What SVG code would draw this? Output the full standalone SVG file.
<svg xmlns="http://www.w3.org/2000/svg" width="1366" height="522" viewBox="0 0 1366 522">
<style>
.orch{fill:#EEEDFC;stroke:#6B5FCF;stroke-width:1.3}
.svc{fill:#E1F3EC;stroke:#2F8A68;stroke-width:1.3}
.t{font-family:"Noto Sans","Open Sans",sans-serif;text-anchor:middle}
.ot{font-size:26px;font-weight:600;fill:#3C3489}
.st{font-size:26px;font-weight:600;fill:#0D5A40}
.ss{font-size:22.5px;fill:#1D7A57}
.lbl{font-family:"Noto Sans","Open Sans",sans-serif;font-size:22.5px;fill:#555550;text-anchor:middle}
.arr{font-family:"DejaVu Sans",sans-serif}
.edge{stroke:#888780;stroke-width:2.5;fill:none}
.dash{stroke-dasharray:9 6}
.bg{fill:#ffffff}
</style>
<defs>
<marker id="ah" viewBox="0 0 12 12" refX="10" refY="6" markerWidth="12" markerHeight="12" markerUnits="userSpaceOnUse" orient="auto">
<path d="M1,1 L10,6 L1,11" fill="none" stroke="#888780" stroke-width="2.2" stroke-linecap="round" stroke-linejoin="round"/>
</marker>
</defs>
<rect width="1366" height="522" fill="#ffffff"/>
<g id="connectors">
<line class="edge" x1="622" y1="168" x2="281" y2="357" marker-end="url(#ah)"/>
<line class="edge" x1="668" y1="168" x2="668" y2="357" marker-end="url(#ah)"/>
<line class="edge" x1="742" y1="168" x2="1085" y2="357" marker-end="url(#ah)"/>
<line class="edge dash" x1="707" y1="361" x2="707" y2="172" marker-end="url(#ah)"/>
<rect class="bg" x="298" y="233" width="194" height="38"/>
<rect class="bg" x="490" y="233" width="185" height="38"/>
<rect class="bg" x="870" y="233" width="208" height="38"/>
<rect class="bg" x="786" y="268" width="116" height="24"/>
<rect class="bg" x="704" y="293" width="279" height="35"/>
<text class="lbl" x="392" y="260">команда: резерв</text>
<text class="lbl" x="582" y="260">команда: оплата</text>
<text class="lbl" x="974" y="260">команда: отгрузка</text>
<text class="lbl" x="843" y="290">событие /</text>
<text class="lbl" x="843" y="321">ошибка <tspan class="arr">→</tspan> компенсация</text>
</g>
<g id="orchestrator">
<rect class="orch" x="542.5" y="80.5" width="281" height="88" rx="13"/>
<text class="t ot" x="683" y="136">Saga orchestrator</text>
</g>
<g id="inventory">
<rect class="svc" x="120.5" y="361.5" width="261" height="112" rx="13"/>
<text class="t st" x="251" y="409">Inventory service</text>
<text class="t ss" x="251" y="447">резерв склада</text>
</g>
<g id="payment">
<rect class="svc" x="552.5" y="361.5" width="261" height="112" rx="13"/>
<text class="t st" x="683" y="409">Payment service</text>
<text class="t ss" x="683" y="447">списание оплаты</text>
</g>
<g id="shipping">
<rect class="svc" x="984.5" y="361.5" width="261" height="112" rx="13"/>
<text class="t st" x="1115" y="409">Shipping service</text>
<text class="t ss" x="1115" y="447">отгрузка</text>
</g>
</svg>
..........
Written task
Give an exact repetition of all the material.

Exercise response
What SVG code would draw this? Output the full standalone SVG file.
<svg xmlns="http://www.w3.org/2000/svg" width="1366" height="522" viewBox="0 0 1366 522">
<style>
.orch{fill:#EEEDFC;stroke:#6B5FCF;stroke-width:1.3}
.svc{fill:#E1F3EC;stroke:#2F8A68;stroke-width:1.3}
.t{font-family:"Noto Sans","Open Sans",sans-serif;text-anchor:middle}
.ot{font-size:26px;font-weight:600;fill:#3C3489}
.st{font-size:26px;font-weight:600;fill:#0D5A40}
.ss{font-size:22.5px;fill:#1D7A57}
.lbl{font-family:"Noto Sans","Open Sans",sans-serif;font-size:22.5px;fill:#555550;text-anchor:middle}
.arr{font-family:"DejaVu Sans",sans-serif}
.edge{stroke:#888780;stroke-width:2.5;fill:none}
.dash{stroke-dasharray:9 6}
.bg{fill:#ffffff}
</style>
<defs>
<marker id="ah" viewBox="0 0 12 12" refX="10" refY="6" markerWidth="12" markerHeight="12" markerUnits="userSpaceOnUse" orient="auto">
<path d="M1,1 L10,6 L1,11" fill="none" stroke="#888780" stroke-width="2.2" stroke-linecap="round" stroke-linejoin="round"/>
</marker>
</defs>
<rect width="1366" height="522" fill="#ffffff"/>
<g id="connectors">
<line class="edge" x1="622" y1="168" x2="281" y2="357" marker-end="url(#ah)"/>
<line class="edge" x1="668" y1="168" x2="668" y2="357" marker-end="url(#ah)"/>
<line class="edge" x1="742" y1="168" x2="1085" y2="357" marker-end="url(#ah)"/>
<line class="edge dash" x1="707" y1="361" x2="707" y2="172" marker-end="url(#ah)"/>
<rect class="bg" x="298" y="233" width="194" height="38"/>
<rect class="bg" x="490" y="233" width="185" height="38"/>
<rect class="bg" x="870" y="233" width="208" height="38"/>
<rect class="bg" x="786" y="268" width="116" height="24"/>
<rect class="bg" x="704" y="293" width="279" height="35"/>
<text class="lbl" x="392" y="260">команда: резерв</text>
<text class="lbl" x="582" y="260">команда: оплата</text>
<text class="lbl" x="974" y="260">команда: отгрузка</text>
<text class="lbl" x="843" y="290">событие /</text>
<text class="lbl" x="843" y="321">ошибка <tspan class="arr">→</tspan> компенсация</text>
</g>
<g id="orchestrator">
<rect class="orch" x="542.5" y="80.5" width="281" height="88" rx="13"/>
<text class="t ot" x="683" y="136">Saga orchestrator</text>
</g>
<g id="inventory">
<rect class="svc" x="120.5" y="361.5" width="261" height="112" rx="13"/>
<text class="t st" x="251" y="409">Inventory service</text>
<text class="t ss" x="251" y="447">резерв склада</text>
</g>
<g id="payment">
<rect class="svc" x="552.5" y="361.5" width="261" height="112" rx="13"/>
<text class="t st" x="683" y="409">Payment service</text>
<text class="t ss" x="683" y="447">списание оплаты</text>
</g>
<g id="shipping">
<rect class="svc" x="984.5" y="361.5" width="261" height="112" rx="13"/>
<text class="t st" x="1115" y="409">Shipping service</text>
<text class="t ss" x="1115" y="447">отгрузка</text>
</g>
</svg>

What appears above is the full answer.